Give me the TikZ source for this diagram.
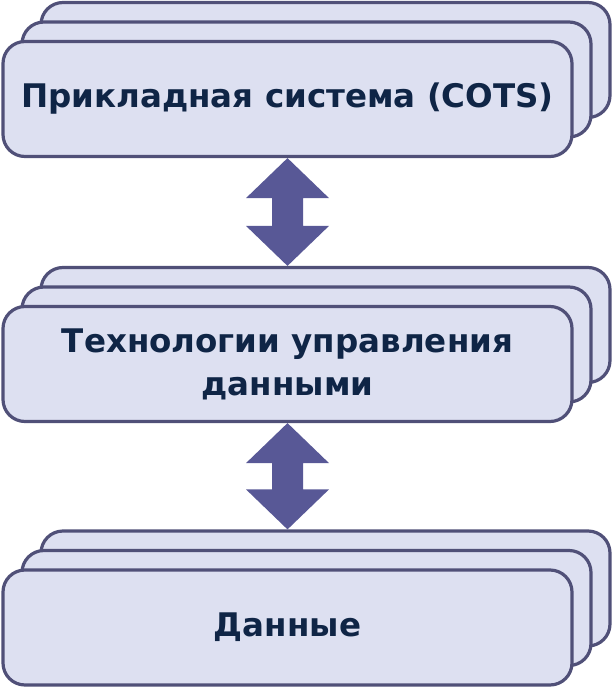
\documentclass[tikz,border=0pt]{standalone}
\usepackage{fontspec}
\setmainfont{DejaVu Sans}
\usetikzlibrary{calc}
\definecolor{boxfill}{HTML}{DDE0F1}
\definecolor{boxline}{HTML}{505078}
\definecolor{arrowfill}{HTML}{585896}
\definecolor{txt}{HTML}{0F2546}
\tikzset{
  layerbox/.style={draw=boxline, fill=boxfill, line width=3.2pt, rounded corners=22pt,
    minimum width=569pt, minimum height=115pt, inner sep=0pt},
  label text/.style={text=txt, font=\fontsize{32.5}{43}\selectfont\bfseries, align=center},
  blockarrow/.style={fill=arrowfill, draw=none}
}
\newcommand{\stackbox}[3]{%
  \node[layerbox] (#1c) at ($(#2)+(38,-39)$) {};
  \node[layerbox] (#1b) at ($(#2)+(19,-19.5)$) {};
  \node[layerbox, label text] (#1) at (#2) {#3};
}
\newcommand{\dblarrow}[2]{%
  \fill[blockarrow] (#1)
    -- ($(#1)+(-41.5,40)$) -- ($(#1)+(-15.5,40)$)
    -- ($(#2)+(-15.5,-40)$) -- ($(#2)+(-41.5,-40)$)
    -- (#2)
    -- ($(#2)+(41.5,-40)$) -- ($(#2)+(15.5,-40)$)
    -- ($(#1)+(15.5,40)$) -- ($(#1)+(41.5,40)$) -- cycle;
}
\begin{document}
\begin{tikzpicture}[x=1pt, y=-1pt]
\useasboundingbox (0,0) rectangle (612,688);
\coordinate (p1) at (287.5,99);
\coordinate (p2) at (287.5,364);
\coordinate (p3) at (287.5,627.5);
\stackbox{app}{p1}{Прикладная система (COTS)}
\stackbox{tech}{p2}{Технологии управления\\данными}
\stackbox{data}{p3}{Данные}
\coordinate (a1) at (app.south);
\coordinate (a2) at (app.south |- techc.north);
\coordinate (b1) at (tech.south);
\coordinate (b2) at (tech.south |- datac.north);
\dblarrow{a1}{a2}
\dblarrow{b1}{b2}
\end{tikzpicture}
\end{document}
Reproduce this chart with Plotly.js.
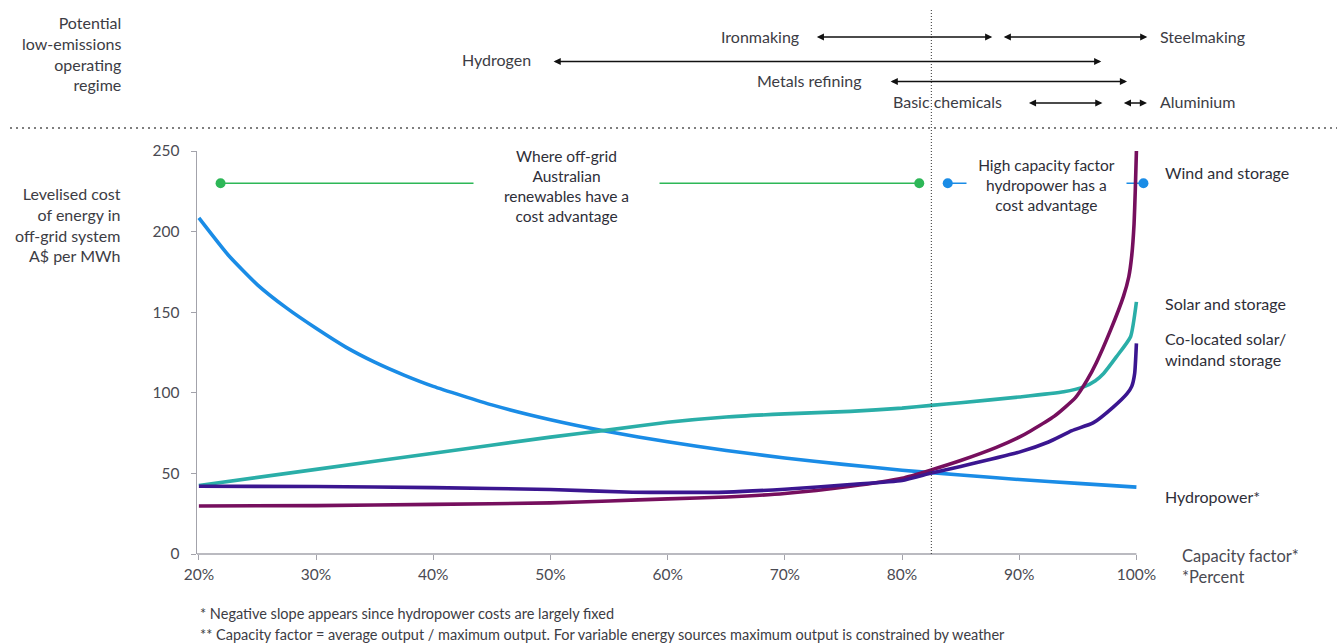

What you have to do: Make an exact copy of every record, pictures excluded.

Response:
Give me the TikZ source for this diagram.
\documentclass[tikz,border=0pt]{standalone}
\usepackage{fontspec}
\setmainfont{DejaVu Sans}
\usetikzlibrary{calc}
\definecolor{boxfill}{HTML}{DDE0F1}
\definecolor{boxline}{HTML}{505078}
\definecolor{arrowfill}{HTML}{585896}
\definecolor{txt}{HTML}{0F2546}
\tikzset{
  layerbox/.style={draw=boxline, fill=boxfill, line width=3.2pt, rounded corners=22pt,
    minimum width=569pt, minimum height=115pt, inner sep=0pt},
  label text/.style={text=txt, font=\fontsize{32.5}{43}\selectfont\bfseries, align=center},
  blockarrow/.style={fill=arrowfill, draw=none}
}
\newcommand{\stackbox}[3]{%
  \node[layerbox] (#1c) at ($(#2)+(38,-39)$) {};
  \node[layerbox] (#1b) at ($(#2)+(19,-19.5)$) {};
  \node[layerbox, label text] (#1) at (#2) {#3};
}
\newcommand{\dblarrow}[2]{%
  \fill[blockarrow] (#1)
    -- ($(#1)+(-41.5,40)$) -- ($(#1)+(-15.5,40)$)
    -- ($(#2)+(-15.5,-40)$) -- ($(#2)+(-41.5,-40)$)
    -- (#2)
    -- ($(#2)+(41.5,-40)$) -- ($(#2)+(15.5,-40)$)
    -- ($(#1)+(15.5,40)$) -- ($(#1)+(41.5,40)$) -- cycle;
}
\begin{document}
\begin{tikzpicture}[x=1pt, y=-1pt]
\useasboundingbox (0,0) rectangle (612,688);
\coordinate (p1) at (287.5,99);
\coordinate (p2) at (287.5,364);
\coordinate (p3) at (287.5,627.5);
\stackbox{app}{p1}{Прикладная система (COTS)}
\stackbox{tech}{p2}{Технологии управления\\данными}
\stackbox{data}{p3}{Данные}
\coordinate (a1) at (app.south);
\coordinate (a2) at (app.south |- techc.north);
\coordinate (b1) at (tech.south);
\coordinate (b2) at (tech.south |- datac.north);
\dblarrow{a1}{a2}
\dblarrow{b1}{b2}
\end{tikzpicture}
\end{document}
Reproduce this chart with Plotly.js.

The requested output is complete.